I need one urgent help here. I am using Delta Lake provided by Databricks for storing the staged data from source application.
When Apache Spark processes the data, the data from source is staged in form of .parquet files and the transaction log directory_delta_logis updated with the location of .parquet files in a .json file.
However, I have observed that, even though an application gets its data in 4 .parquet files and if the json files have reference of only 3 parquet files, then there will be a mismatch in the count of records when the data is read using the below commands:
spark> spark.read.format("delta").load("/path/applicationname")//This command will show less count for the application
spark> spark.read.format("parquet").load("/path/applicationname")//This command will show the count of data stored in all the 4 parquet files, including the missing one.

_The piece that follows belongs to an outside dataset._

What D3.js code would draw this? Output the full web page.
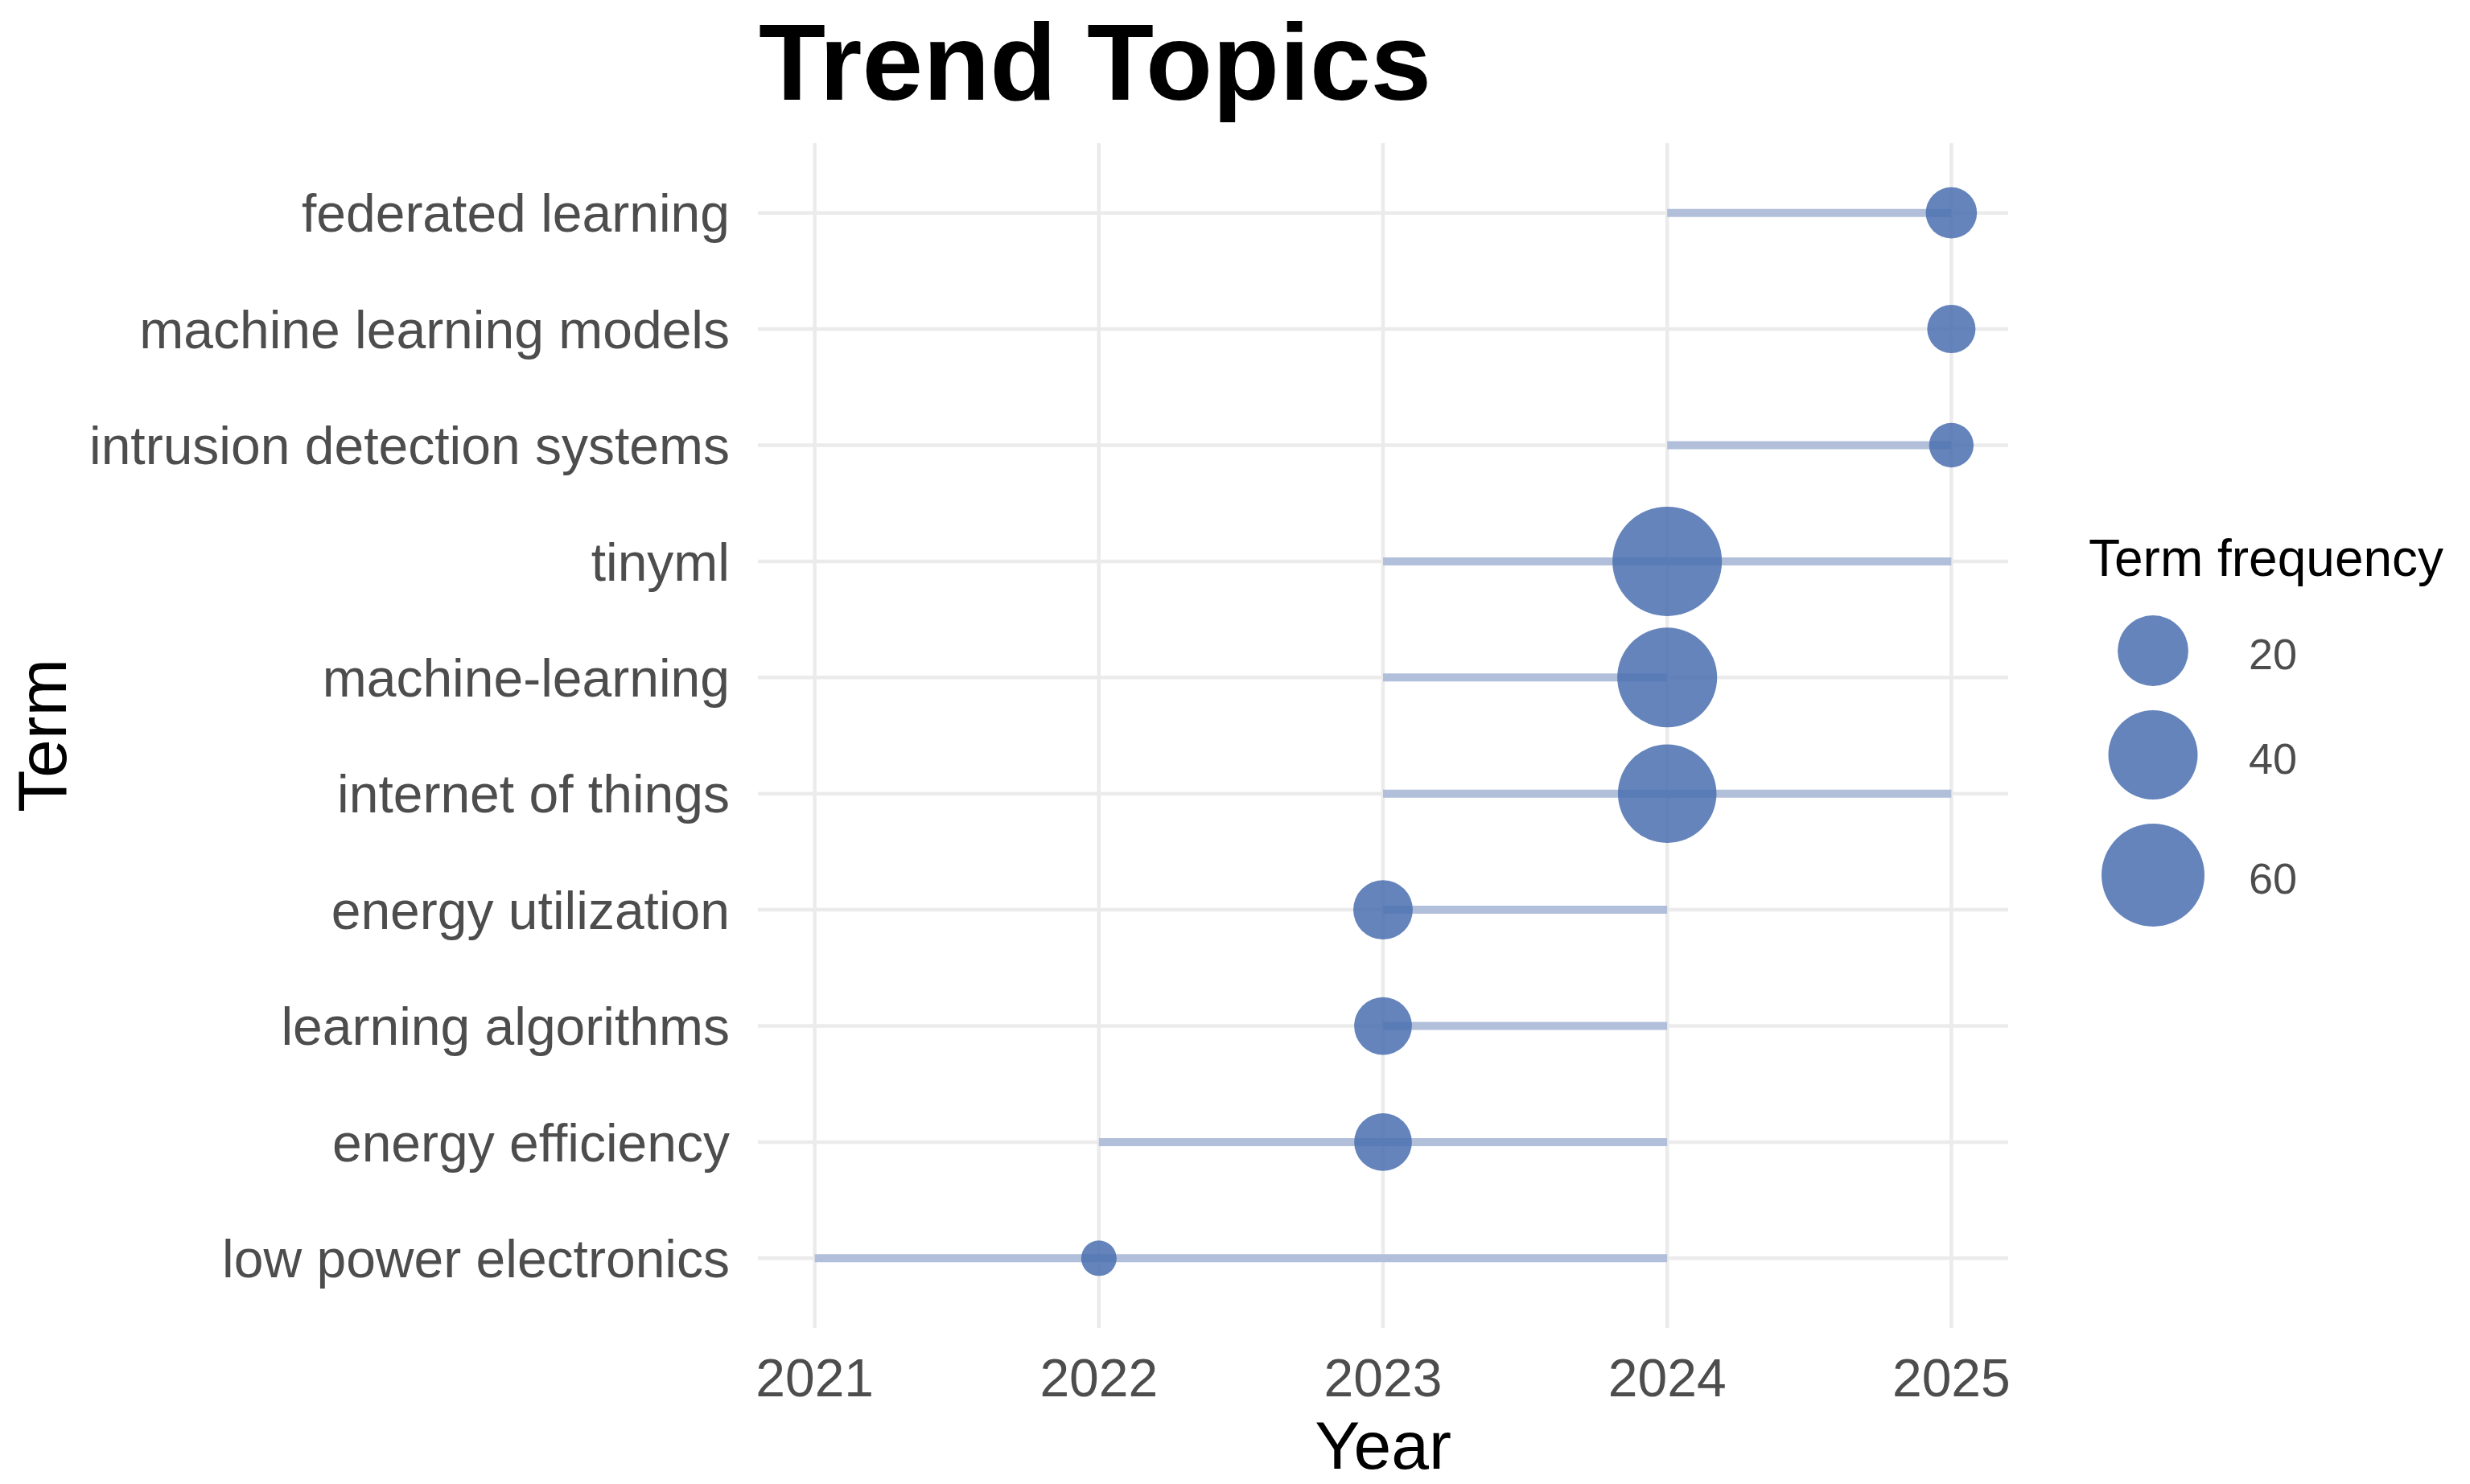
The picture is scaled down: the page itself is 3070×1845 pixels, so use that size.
<!DOCTYPE html>
<meta charset="utf-8">
<style>
body { margin: 0; background: #fff; }
svg { display: block; background: #fff; }
text { font-family: "Liberation Sans", Arial, sans-serif; }
.grid line { stroke: #ebebeb; stroke-width: 4.5px; }
.axis-text { fill: #4d4d4d; font-size: 66px; }
.seg { stroke: #b1bfda; stroke-width: 10px; }
.pt, .key { fill: #4a6faf; fill-opacity: 0.85; }
</style>
<body>
<div id="chart"></div>
<script src="https://cdn.jsdelivr.net/npm/d3@7"></script>
<script>
// terms, top to bottom
var terms = ["federated learning", "machine learning models", "intrusion detection systems",
  "tinyml", "machine-learning", "internet of things", "energy utilization",
  "learning algorithms", "energy efficiency", "low power electronics"];
var yearQ1  = [2024, 2025, 2024, 2023, 2023, 2023, 2023, 2023, 2022, 2021];
var yearMed = [2025, 2025, 2025, 2024, 2024, 2024, 2023, 2023, 2023, 2022];
var yearQ3  = [2025, 2025, 2025, 2025, 2024, 2025, 2024, 2024, 2024, 2024];
var freq    = [8, 7, 6, 71, 55, 53, 12, 11, 11, 5];
var yearTicks = [2021, 2022, 2023, 2024, 2025];
var legendValues = [20, 40, 60];

var data = terms.map(function(t, i) {
  return {term: t, q1: yearQ1[i], med: yearMed[i], q3: yearQ3[i], freq: freq[i]};
});

var W = 3070, H = 1845;
var panel = {left: 942, right: 2496, top: 178, bottom: 1651};

var svg = d3.select("#chart").append("svg")
  .attr("width", W).attr("height", H);

var x = d3.scaleLinear().domain([2020.8, 2025.2]).range([panel.left, panel.right]);
var y = d3.scalePoint().domain(terms).range([panel.top, panel.bottom]).padding(0.6);

// ggplot-like area scale: radius grows with sqrt of rescaled value
var t = d3.scaleLinear().domain(d3.extent(freq)).range([0, 1]);
var rMin = 22, rMax = 68;
function radius(v) { return rMin + (rMax - rMin) * Math.sqrt(Math.max(0, t(v))); }

// grid
var grid = svg.append("g").attr("class", "grid");
grid.selectAll(".h").data(terms).enter().append("line")
  .attr("x1", panel.left).attr("x2", panel.right)
  .attr("y1", function(d) { return y(d); }).attr("y2", function(d) { return y(d); });
grid.selectAll(".v").data(yearTicks).enter().append("line")
  .attr("y1", panel.top).attr("y2", panel.bottom)
  .attr("x1", function(d) { return x(d); }).attr("x2", function(d) { return x(d); });

// segments q1..q3
svg.append("g").selectAll("line").data(data).enter().append("line")
  .attr("class", "seg")
  .attr("x1", function(d) { return x(d.q1); })
  .attr("x2", function(d) { return x(d.q3); })
  .attr("y1", function(d) { return y(d.term); })
  .attr("y2", function(d) { return y(d.term); });

// points at median year
svg.append("g").selectAll("circle").data(data).enter().append("circle")
  .attr("class", "pt")
  .attr("cx", function(d) { return x(d.med); })
  .attr("cy", function(d) { return y(d.term); })
  .attr("r", function(d) { return radius(d.freq); });

// y axis labels
svg.append("g").selectAll("text").data(terms).enter().append("text")
  .attr("class", "axis-text")
  .attr("x", panel.left - 35)
  .attr("y", function(d) { return y(d); })
  .attr("dy", "0.36em")
  .attr("text-anchor", "end")
  .text(function(d) { return d; });

// x axis labels
svg.append("g").selectAll("text").data(yearTicks).enter().append("text")
  .attr("class", "axis-text")
  .attr("x", function(d) { return x(d); })
  .attr("y", 1736)
  .attr("text-anchor", "middle")
  .text(function(d) { return d; });

// titles
svg.append("text")
  .attr("x", panel.left + 1).attr("y", 124)
  .style("font-size", "136px").style("font-weight", "bold").style("fill", "#000")
  .text("Trend Topics");

svg.append("text")
  .attr("x", (panel.left + panel.right) / 2).attr("y", 1826)
  .attr("text-anchor", "middle")
  .style("font-size", "84px").style("fill", "#000")
  .text("Year");

svg.append("text")
  .attr("transform", "translate(82," + ((panel.top + panel.bottom) / 2) + ") rotate(-90)")
  .attr("text-anchor", "middle")
  .style("font-size", "86px").style("fill", "#000")
  .text("Term");

// legend
var lg = svg.append("g");
lg.append("text")
  .attr("x", 2596).attr("y", 716)
  .style("font-size", "64px").style("fill", "#000")
  .text("Term frequency");

var cy = 809 - radius(legendValues[0]), gap = 30, keys = [];
legendValues.forEach(function(v, i) {
  var r = radius(v);
  cy += r;
  keys.push({v: v, r: r, cy: cy});
  cy += r + gap;
});

lg.selectAll("circle").data(keys).enter().append("circle")
  .attr("class", "key")
  .attr("cx", 2676)
  .attr("cy", function(d) { return d.cy; })
  .attr("r", function(d) { return d.r; });

lg.selectAll(".lab").data(keys).enter().append("text")
  .attr("class", "axis-text")
  .style("font-size", "54px")
  .attr("x", 2795)
  .attr("y", function(d) { return d.cy + 4; })
  .attr("dy", "0.36em")
  .text(function(d) { return d.v; });
</script>
</body>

So, according to Delta Lake, that one .parquet file doesn't exist. However, it actually exists.
This is causing issues in capturing the correct data in Target DB for further analysis and the analysis is getting impacted.
Why this issue happens ? Why the delta lake fails to write the location of .parquet file to transaction log?
How to fix this particular issue?I have seen that if I change the target path where I will capture the data for the same application and re-process, then 9 out of 10 times the issue gets fixed. But, I cannot keep changing the target path and that's not a clean solution as well.
Please let me know if you need any additional information.